Only Dayton can call the session and he said he intends to wait until everything is fully settled. He and the Legislature must enact the budget before July 1 to avoid shutting down some agencies, disrupting

vendor contracts and laying off thousands of state workers.

Daudt met with Lt. Gov. Tina Smith about how to parcel out the new education spending. Budget bills covering economic development programs, agriculture and natural resources were also left to finish, with scattered areas of disagreement to sort through.

“Nothing is ever buttoned up until you have the button in the button hole,” Smith said as she left Daudt’s office. “That’s what we’re working to do.”

Still unclear is the size and specific projects in a public works borrowing bill that Republicans want contained to $100 million, with about one-third for unexpected costs related to the Capitol repairs. That bill requires three-fifths votes to pass each chamber, requiring majority House Republicans and Senate Democrats to lean on minority parties for help.

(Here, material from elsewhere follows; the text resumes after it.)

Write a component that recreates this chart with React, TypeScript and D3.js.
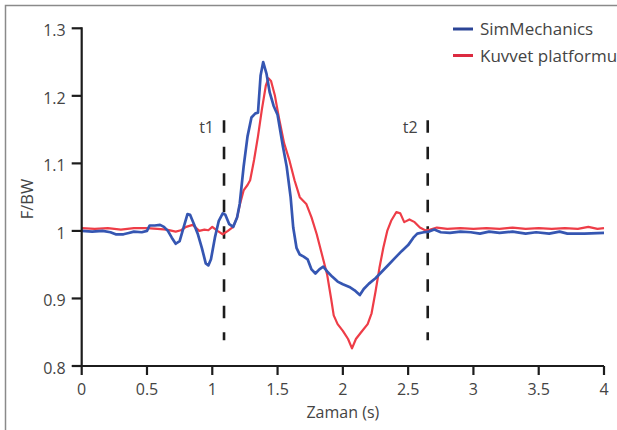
import React, { Component, CSSProperties } from 'react'
import * as d3 from 'd3'

type Sample = [number, number]

// [time (s), F/BW]
const simMechanics: Sample[] = [
    [0, 1.0], [0.08, 0.999], [0.16, 1.0], [0.22, 0.998], [0.26, 0.995], [0.32, 0.995], [0.36, 0.997],
    [0.4, 0.999], [0.46, 0.998], [0.5, 1.0], [0.52, 1.008], [0.56, 1.008], [0.6, 1.009], [0.63, 1.006],
    [0.66, 1.0], [0.69, 0.99], [0.72, 0.981], [0.75, 0.985], [0.78, 1.005], [0.81, 1.025], [0.83, 1.024],
    [0.86, 1.01], [0.89, 0.995], [0.92, 0.975], [0.95, 0.952], [0.97, 0.949], [0.99, 0.958], [1.02, 0.99],
    [1.05, 1.015], [1.08, 1.026], [1.1, 1.024], [1.13, 1.01], [1.16, 1.006], [1.19, 1.02], [1.21, 1.04],
    [1.24, 1.095], [1.27, 1.14], [1.3, 1.168], [1.33, 1.174], [1.35, 1.175], [1.37, 1.23], [1.39, 1.25],
    [1.415, 1.233], [1.44, 1.205], [1.47, 1.185], [1.5, 1.172], [1.54, 1.126], [1.57, 1.095], [1.6, 1.05],
    [1.62, 1.005], [1.645, 0.975], [1.67, 0.965], [1.7, 0.962], [1.73, 0.958], [1.76, 0.943], [1.79, 0.937],
    [1.82, 0.943], [1.85, 0.947], [1.88, 0.94], [1.92, 0.932], [1.96, 0.925], [2.0, 0.921], [2.05, 0.917],
    [2.09, 0.912], [2.13, 0.905], [2.16, 0.914], [2.2, 0.922], [2.25, 0.93], [2.3, 0.94], [2.35, 0.95],
    [2.4, 0.96], [2.45, 0.97], [2.5, 0.979], [2.54, 0.99], [2.57, 0.996], [2.62, 0.998], [2.66, 0.999],
    [2.7, 1.002], [2.75, 0.998], [2.82, 0.997], [2.9, 0.999], [2.98, 0.998], [3.05, 0.996], [3.12, 0.999],
    [3.2, 0.997], [3.3, 0.999], [3.4, 0.996], [3.48, 0.998], [3.58, 0.996], [3.66, 0.999], [3.72, 0.996],
    [3.85, 0.996], [4.0, 0.997]
]

const kuvvetPlatformu: Sample[] = [
    [0, 1.004], [0.1, 1.003], [0.2, 1.004], [0.3, 1.002], [0.4, 1.004], [0.5, 1.004], [0.58, 1.003],
    [0.65, 1.002], [0.72, 0.999], [0.76, 1.001], [0.8, 1.006], [0.85, 1.009], [0.9, 1.0], [0.94, 1.002],
    [0.97, 1.001], [1.0, 1.006], [1.04, 1.0], [1.08, 0.995], [1.12, 1.0], [1.16, 1.006], [1.19, 1.02],
    [1.21, 1.038], [1.24, 1.06], [1.27, 1.068], [1.29, 1.075], [1.32, 1.105], [1.35, 1.14], [1.38, 1.18],
    [1.41, 1.215], [1.43, 1.226], [1.45, 1.222], [1.48, 1.2], [1.51, 1.168], [1.55, 1.13], [1.59, 1.105],
    [1.63, 1.075], [1.67, 1.05], [1.72, 1.04], [1.76, 1.02], [1.8, 0.995], [1.84, 0.965], [1.88, 0.935],
    [1.91, 0.9], [1.93, 0.875], [1.96, 0.862], [2.0, 0.852], [2.04, 0.84], [2.07, 0.826], [2.1, 0.84],
    [2.14, 0.85], [2.19, 0.862], [2.22, 0.878], [2.25, 0.91], [2.28, 0.945], [2.31, 0.975], [2.34, 1.0],
    [2.37, 1.015], [2.41, 1.028], [2.44, 1.026], [2.47, 1.013], [2.51, 1.017], [2.55, 1.013], [2.59, 1.005],
    [2.63, 1.001], [2.67, 1.002], [2.72, 1.005], [2.8, 1.003], [2.9, 1.004], [3.0, 1.003], [3.1, 1.004],
    [3.2, 1.003], [3.3, 1.005], [3.4, 1.003], [3.5, 1.004], [3.6, 1.003], [3.7, 1.004], [3.8, 1.003],
    [3.88, 1.006], [3.95, 1.003], [4.0, 1.004]
]

const xTicks = [0, 0.5, 1, 1.5, 2, 2.5, 3, 3.5, 4]
const yTicks = [0.8, 0.9, 1, 1.1, 1.2, 1.3]
const phaseLabels = ['t1', 't2']
const phaseTimes = [1.09, 2.65]
const phaseSpan = [0.838, 1.164]
const legendLabels = ['SimMechanics', 'Kuvvet platformu']

interface Range {
    min: number
    max: number
}

class App extends Component {
    figureWidth: number
    figureHeight: number
    rangeX: Range
    rangeY: Range
    x: d3.ScaleLinear<number, number, never>
    y: d3.ScaleLinear<number, number, never>

    constructor(props) {
        super(props)
        this.figureWidth = 617
        this.figureHeight = 430
        this.rangeX = { min: 0, max: 4 }
        this.rangeY = { min: 0.8, max: 1.3 }

        this.x = d3.scaleLinear()
        .range([81.7, 604])
        .domain([this.rangeX.min, this.rangeX.max])

        this.y = d3.scaleLinear()
        .range([366, 28.3])
        .domain([this.rangeY.min, this.rangeY.max])
    }

    render() {
        let x = this.x
        let y = this.y
        let x0 = x(this.rangeX.min)
        let y0 = y(this.rangeY.min)
        let axisColor = '#1c1c1c'
        let textColor = '#444'
        let font = "'Open Sans', 'Noto Sans', sans-serif"
        let blue = '#3656b2'
        let red = '#ee3c47'

        let line = d3.line<Sample>()
        .x(d => x(d[0]))
        .y(d => y(d[1]))

        let svgStyle: CSSProperties = {
            position: 'absolute',
            left: 0,
            top: 0,
            background: '#fff'
        }

        return (
            <svg width={this.figureWidth} height={this.figureHeight} style={svgStyle} fontFamily={font}>
                <defs>
                    <filter id="soft" x="-5%" y="-5%" width="110%" height="110%">
                        <feGaussianBlur stdDeviation="0.45" />
                    </filter>
                </defs>

                {/* page frame */}
                <path d="M5.5,430 V5.5 H617" fill="none" stroke="#8a8a8a" strokeWidth={1.5} />

                {/* phase markers */}
                {phaseTimes.map((t, i) => (
                    <g key={`phase-${i}`}>
                        <line x1={x(t)} x2={x(t)} y1={y(phaseSpan[1])} y2={y(phaseSpan[0])}
                              stroke={axisColor} strokeWidth={2.6} strokeDasharray="12.5 14" />
                        <text x={x(t) - 10} y={133} textAnchor="end" fontSize={16} fill={textColor}>
                            {phaseLabels[i]}
                        </text>
                    </g>
                ))}

                {/* series */}
                <g filter="url(#soft)" fill="none" strokeLinejoin="round">
                    <path d={line(kuvvetPlatformu)} stroke={red} strokeWidth={2.2} />
                    <path d={line(simMechanics)} stroke={blue} strokeWidth={2.7} />
                </g>

                {/* axes */}
                <g stroke={axisColor} strokeWidth={2.2}>
                    <line x1={x0} x2={x0} y1={y(this.rangeY.max)} y2={y0} strokeLinecap="square" />
                    <line x1={x0} x2={x(this.rangeX.max)} y1={y0} y2={y0} />
                    {yTicks.map(v => (
                        <line key={`yt-${v}`} x1={x0 - 10} x2={x0} y1={y(v)} y2={y(v)} />
                    ))}
                    {xTicks.map(t => (
                        <line key={`xt-${t}`} x1={x(t)} x2={x(t)} y1={y0} y2={y0 + 9} />
                    ))}
                </g>
                <g fontSize={16} fill={textColor}>
                    {yTicks.map(v => (
                        <text key={`yl-${v}`} x={x0 - 16} y={y(v) + 8} textAnchor="end">{d3.format('~g')(v)}</text>
                    ))}
                    {xTicks.map(t => (
                        <text key={`xl-${t}`} x={x(t)} y={395} textAnchor="middle">{d3.format('~g')(t)}</text>
                    ))}
                </g>
                <text x={(x0 + x(this.rangeX.max)) / 2} y={418} textAnchor="middle" fontSize={16} fill={textColor}>
                    Zaman (s)
                </text>
                <text transform="translate(33,199) rotate(-90)" textAnchor="middle" fontSize={16.5} fill={textColor}>
                    F/BW
                </text>

                {/* legend */}
                {legendLabels.map((label, i) => (
                    <g key={`legend-${i}`} transform={`translate(453, ${29 + i * 26.5})`}>
                        <line x1={0} x2={20} y1={0} y2={0} stroke={i === 0 ? '#2b4496' : '#dc2a40'} strokeWidth={3} />
                        <text x={27} y={6} fontSize={17} fill={textColor}>{label}</text>
                    </g>
                ))}
            </svg>
        )
    }
}

export default App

Rep. Alice Hausman, the lead Democrat on the committee that crafts borrowing bills, said Republicans can’t count on nine votes from her side unless the price-tag grows. She said college campus repair projects and urgent affordable housing proposals are being ignored to meet an arbitrary goal.

“I would almost say don’t bother,” she said of a $100 million bill. Hausman said forecasts showing rising construction costs in the years to come make it imperative to bite off more projects sooner. “Arguably, taxpayer dollars are going further this year than they will next year.”

Daudt said the bill contains emergency measures for flood relief and other must-do items that would make it “politically unwise” for Democrats to scuttle.

But he acknowledged, “This is one of the very few places they’ve been able to flex their muscle.”